Studies of MTag have often concentrated on its role in cellular transformation more than its natural role in the life cycles of the polyomaviruses in which it occurs. One hypothesis for the evolutionary role of MTag relies on the observation that MPyV LTag lacks an apparent ability to bind the host cell tumor suppressor protein p53, which interacts with the LTag proteins of other polyomaviruses such as SV40. The function of MTag is thus hypothesized to indirectly replace this lost interaction.
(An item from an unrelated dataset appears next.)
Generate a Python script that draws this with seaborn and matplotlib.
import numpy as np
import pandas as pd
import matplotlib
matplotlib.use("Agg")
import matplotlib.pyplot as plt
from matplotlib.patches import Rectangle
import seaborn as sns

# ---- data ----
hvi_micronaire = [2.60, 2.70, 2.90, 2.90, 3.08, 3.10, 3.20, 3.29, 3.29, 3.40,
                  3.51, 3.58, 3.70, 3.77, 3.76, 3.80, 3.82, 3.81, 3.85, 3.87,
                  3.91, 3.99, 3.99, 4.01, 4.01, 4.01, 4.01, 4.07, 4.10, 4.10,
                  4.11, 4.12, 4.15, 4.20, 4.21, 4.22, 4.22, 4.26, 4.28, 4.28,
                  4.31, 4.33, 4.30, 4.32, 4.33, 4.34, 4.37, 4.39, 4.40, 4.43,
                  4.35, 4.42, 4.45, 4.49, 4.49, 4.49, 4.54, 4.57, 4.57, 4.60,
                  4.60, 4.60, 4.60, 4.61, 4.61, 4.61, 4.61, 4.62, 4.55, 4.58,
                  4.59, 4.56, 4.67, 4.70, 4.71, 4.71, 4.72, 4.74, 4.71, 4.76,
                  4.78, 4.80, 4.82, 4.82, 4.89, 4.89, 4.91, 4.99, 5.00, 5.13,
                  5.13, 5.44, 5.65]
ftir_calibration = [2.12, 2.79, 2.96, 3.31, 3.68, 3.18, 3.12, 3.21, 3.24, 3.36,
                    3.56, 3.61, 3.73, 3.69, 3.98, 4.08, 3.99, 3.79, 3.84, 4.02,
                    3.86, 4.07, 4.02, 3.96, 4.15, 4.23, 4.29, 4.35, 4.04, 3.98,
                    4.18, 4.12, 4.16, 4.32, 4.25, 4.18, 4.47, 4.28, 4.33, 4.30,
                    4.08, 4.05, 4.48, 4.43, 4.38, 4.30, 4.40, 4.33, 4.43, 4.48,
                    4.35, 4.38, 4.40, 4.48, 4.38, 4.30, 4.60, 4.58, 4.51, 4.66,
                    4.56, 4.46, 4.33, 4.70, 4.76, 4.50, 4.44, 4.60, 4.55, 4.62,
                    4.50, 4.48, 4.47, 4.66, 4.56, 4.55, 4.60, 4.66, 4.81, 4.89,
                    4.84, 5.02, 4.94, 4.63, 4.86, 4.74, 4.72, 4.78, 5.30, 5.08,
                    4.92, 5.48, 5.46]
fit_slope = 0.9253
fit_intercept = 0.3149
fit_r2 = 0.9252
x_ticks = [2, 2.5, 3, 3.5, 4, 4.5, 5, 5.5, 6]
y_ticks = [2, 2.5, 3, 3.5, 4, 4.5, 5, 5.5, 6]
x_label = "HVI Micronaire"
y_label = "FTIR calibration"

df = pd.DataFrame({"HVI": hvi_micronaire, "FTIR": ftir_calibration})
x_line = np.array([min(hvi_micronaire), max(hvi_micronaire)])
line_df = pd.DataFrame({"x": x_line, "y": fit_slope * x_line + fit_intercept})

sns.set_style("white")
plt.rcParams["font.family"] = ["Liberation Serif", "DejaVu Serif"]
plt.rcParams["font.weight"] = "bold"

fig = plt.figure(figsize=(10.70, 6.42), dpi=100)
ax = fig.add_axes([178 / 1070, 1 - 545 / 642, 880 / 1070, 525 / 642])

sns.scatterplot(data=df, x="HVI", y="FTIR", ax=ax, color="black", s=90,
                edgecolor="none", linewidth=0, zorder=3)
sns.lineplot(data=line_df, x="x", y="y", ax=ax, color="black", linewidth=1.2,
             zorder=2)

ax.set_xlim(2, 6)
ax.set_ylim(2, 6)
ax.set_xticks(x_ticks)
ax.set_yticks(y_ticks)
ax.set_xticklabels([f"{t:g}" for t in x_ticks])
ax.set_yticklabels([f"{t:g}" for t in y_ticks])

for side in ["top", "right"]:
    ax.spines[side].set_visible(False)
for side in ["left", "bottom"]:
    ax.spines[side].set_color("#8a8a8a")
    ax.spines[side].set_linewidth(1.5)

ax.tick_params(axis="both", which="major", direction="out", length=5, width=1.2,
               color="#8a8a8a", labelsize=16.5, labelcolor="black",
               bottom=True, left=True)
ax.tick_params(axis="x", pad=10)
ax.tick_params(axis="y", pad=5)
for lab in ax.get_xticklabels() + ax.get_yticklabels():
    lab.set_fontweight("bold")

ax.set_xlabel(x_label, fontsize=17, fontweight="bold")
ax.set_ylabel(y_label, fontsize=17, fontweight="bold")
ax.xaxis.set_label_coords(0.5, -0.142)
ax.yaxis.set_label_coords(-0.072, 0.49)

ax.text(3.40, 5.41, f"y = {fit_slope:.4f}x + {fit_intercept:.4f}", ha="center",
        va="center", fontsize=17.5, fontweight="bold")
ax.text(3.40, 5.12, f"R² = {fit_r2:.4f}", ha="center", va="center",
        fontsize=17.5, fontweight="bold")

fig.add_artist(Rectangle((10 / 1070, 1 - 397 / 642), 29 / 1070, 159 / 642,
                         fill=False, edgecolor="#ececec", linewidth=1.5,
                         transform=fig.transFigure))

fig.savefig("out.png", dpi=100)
==Cellular transformation==
MTag's most distinctive property is its efficiency as an oncoprotein. It has the ability to induce neoplastic transformation in a variety of cell types and can immortalize cells in culture. Its effectiveness in transformation is thought to be somewhat epiphenomenal to its role in the typical lytic viral life cycle. The transformation capacity of MTag can be eliminated by mutations that remove the membrane anchor, and reduced or eliminated by mutations in the phosphorylated tyrosines and the proline-rich region.

===Use in research===
Because of its high efficiency as an oncovirus, particularly in newborn or immunodeficient mice, mouse polyomavirus has served as a productive mechanism for modeling tumorigenesis. Because most of that efficiency is due to MTag, the protein alone has also been extensively used to induce tumors in animal models. Transgenically expressed MTag is used in the widely studied MMTV-PyMT mouse model of breast cancer.